Pubblicato il 8 aprile 2015 | da Cecilia Chianese
“Second Chance”: la perdita e la redenzione
La regista danese Susanne Bier, vincitrice dell’Oscar nel 2011 con "In un mondo migliore", torna in patria dopo una breve parentesi americana, dirigendo in "Second Chance" un film non completamente riuscito sulla maternità e sul carattere ambiguo del male.
Proiettato a Roma nel cinema Farnese, “Second Chance“ è un thriller psicologico dalle tinte estremamente cupe, criticato in maniera quasi unanime dai giornalisti nostrani e stranieri. Il film mostra due coppie antitetiche, la “coppia perfetta” composta dal poliziotto e padre modello Andreas e da sua moglie, con un figlio di poche settimane chiamato Alexander; contrapposti a Tristan e la sua fidanzata, tossici e piccoli criminali, anch’essi genitori di un bambino appena nato chiamato Sofus, del quale non si prendono sufficientemente cura. La situazione si complica quando il figlio di Andreas muore per una (apparente) casualità, e lui, colto da una sorta di raptus ma allo stesso tempo sicuro di essere nel giusto, scambia il cadavere di Alexander con Sofus, rapendo il pargolo per portarlo tra le braccia della sua disperata moglie.
Le lacune del film della Bier si notano sul duplice piano della narrazione e dello stile: se nel primo caso la regista pecca di arroganza, mettendo in scena un dramma complesso, filtrato da un’ottica semplicistica e manichea; nel secondo caso l’estetica del film risulta piuttosto manierista. Soffermandosi in maniera auto riferita sulla perfezione delle inquadrature, la regista dirige un film a tesi, rigido e costruito. Uno sterile perfezionismo che si nota fin dalle prime scene, nella scelta di porre il titolo del film perfettamente a filo dell’acqua del mare che viene inquadrato, tagliando in tal modo in due lo schermo. Se un film intero può essere definito da un’unica inquadratura, per “Second Chance” può essere questa: tanto elegante quanto fine a se stessa.
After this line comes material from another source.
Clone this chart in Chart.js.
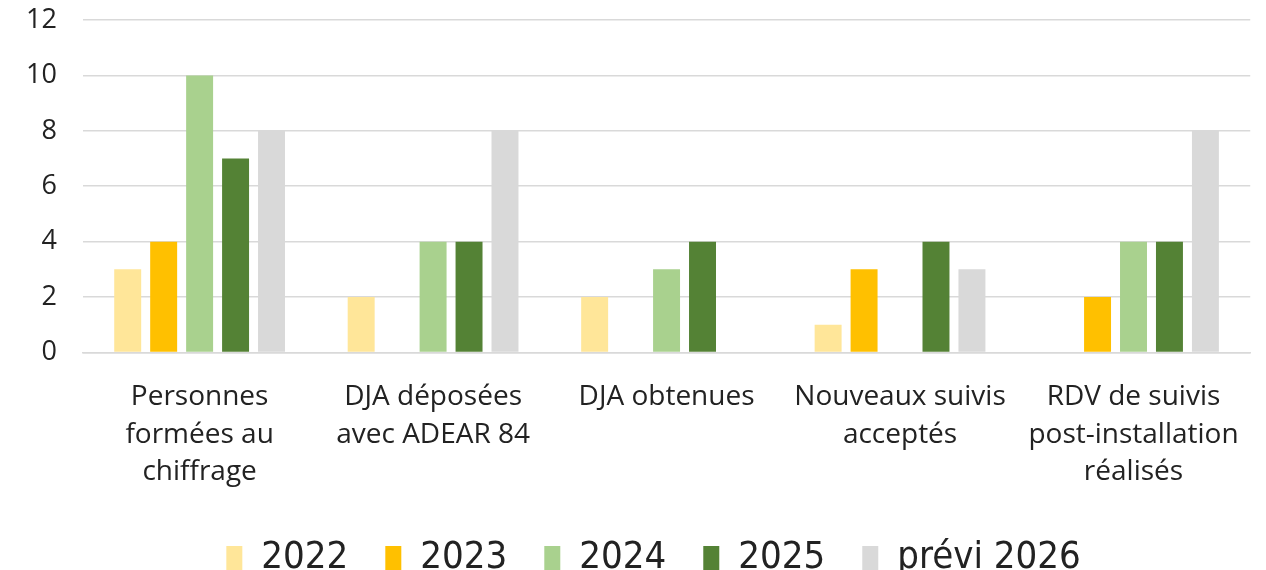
<!DOCTYPE html>
<html>
<head>
<meta charset="utf-8">
<script src="https://cdn.jsdelivr.net/npm/chart.js@4/dist/chart.umd.min.js"></script>
<style>
  html, body { margin: 0; padding: 0; background: #fff; }
  #wrap { width: 1266px; height: 570px; }
</style>
</head>
<body>
<div id="wrap"><canvas id="chart"></canvas></div>
<script>
const categories = [
  ["Personnes", "formées au", "chiffrage"],
  ["DJA déposées", "avec ADEAR 84"],
  ["DJA obtenues"],
  ["Nouveaux suivis", "acceptés"],
  ["RDV de suivis", "post-installation", "réalisés"]
];
const seriesNames = ["2022", "2023", "2024", "2025", "prévi 2026"];
const v2022 = [3, 2, 2, 1, 0];
const v2023 = [4, 0, 0, 3, 2];
const v2024 = [10, 4, 3, 0, 4];
const v2025 = [7, 4, 4, 4, 4];
const v2026 = [8, 8, 0, 3, 8];
const colors = ["#FFE699", "#FFC000", "#A9D18E", "#548235", "#D9D9D9"];

const allValues = [v2022, v2023, v2024, v2025, v2026];

// nudge the legend a little left, like the original
const legendShift = {
  id: "legendShift",
  afterLayout(chart) {
    chart.legend.left -= 13;
    chart.legend.right -= 13;
  }
};

const chart = new Chart(document.getElementById("chart"), {
  type: "bar",
  data: {
    labels: categories,
    datasets: allValues.map((vals, i) => ({
      label: seriesNames[i],
      data: vals,
      backgroundColor: colors[i],
      categoryPercentage: 0.77,
      barPercentage: 0.75
    }))
  },
  plugins: [legendShift],
  options: {
    responsive: true,
    maintainAspectRatio: false,
    animation: false,
    layout: { padding: { top: 20, right: 14, left: 0, bottom: -17 } },
    plugins: {
      tooltip: { enabled: false },
      legend: {
        position: "bottom",
        fullSize: false,
        labels: {
          font: { family: "'DejaVu Sans Condensed', sans-serif", size: 38 },
          color: "#222",
          boxWidth: 16,
          boxHeight: 24,
          padding: 37
        }
      }
    },
    scales: {
      y: {
        min: 0,
        max: 12,
        afterFit(scale) {
          scale.paddingTop = 0;
          scale.paddingBottom = 0;
        },
        ticks: {
          stepSize: 2,
          padding: 26,
          color: "#222",
          font: { family: "'Open Sans', sans-serif", size: 27 }
        },
        grid: { color: "#D9D9D9", lineWidth: 1.5, drawTicks: false },
        border: { display: false }
      },
      x: {
        afterFit(scale) {
          scale.height -= 15;
        },
        ticks: {
          color: "#222",
          maxRotation: 0,
          autoSkip: false,
          padding: 26,
          font: { family: "'Open Sans', sans-serif", size: 28, lineHeight: 1.34 }
        },
        grid: { display: false, drawTicks: false },
        border: { color: "#D9D9D9", width: 1.5 }
      }
    }
  }
});
</script>
</body>
</html>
L’opera della Bier mette in mostra un racconto all’interno del quale tutti i pezzi finiscono per incasellarsi perfettamente, seguendo un percorso che porta dove la regista ha precedentemente deciso di portarti, senza intoppi o deviazioni, senza possibilità di interpretazioni aperte o di ambiguità, come un discorso tautologico, che non lascia libertà interpretative allo spettatore, costretto ad assistere ad una storia allo stesso tempo drammatica ed asettica. Risulta a mio parere incomprensibile la connessione fatta dai critici tra la Bier ed il connazionale Lars von Trier. Se a ben guardare vi è in Second Chance una tematica già affrontata da von Trier in Antichrist (film), ossia l’ambivalenza materna verso il figlio, il paragone tra i due finisce qui. Nonostante il tema comune, la maniera tramite la quale viene declinato è opposta, in quanto ciò in cui la Bier fallisce, è proprio quello in cui von Trier eccelle, tanto in Antichrist quanto in altre sue recenti opere, ossia nel coniugare uno stile aulico con un senso fisico di dolore che trabocca dallo schermo, stemperando ed allo stesso tempo esaltando l’impatto delle sue storie. Se von Trier ha il coraggio di osare, e di portare i suoi film su percorsi impervi e non tracciati, mostrando un talento unico nel rappresentare una visione angosciata ed angosciante tramite forme a volte sublimi, la Bier sembra partire da presupposti morali troppo presuntuosamente chiari e definiti, ed ergersi a giudice senza volersi mai realmente “sporcare le mani”. In tal modo le sue storie estreme vengono rappresentate con uno stile didattico, e mancano dunque al loro intento, cedendo sotto un peso che la regista non sembra essere in grado di sorreggere.
Titolo originale: A Second Chance
Lingua originale: danese
Paese di produzione: Danimarca, 2014
Regia: Susanne Bier
Distribuzione: Teodora Film
Interpreti: Nicholaj Coster-Waldau, Maria Bonnevie, Ulrich Thomsen, May Andersen.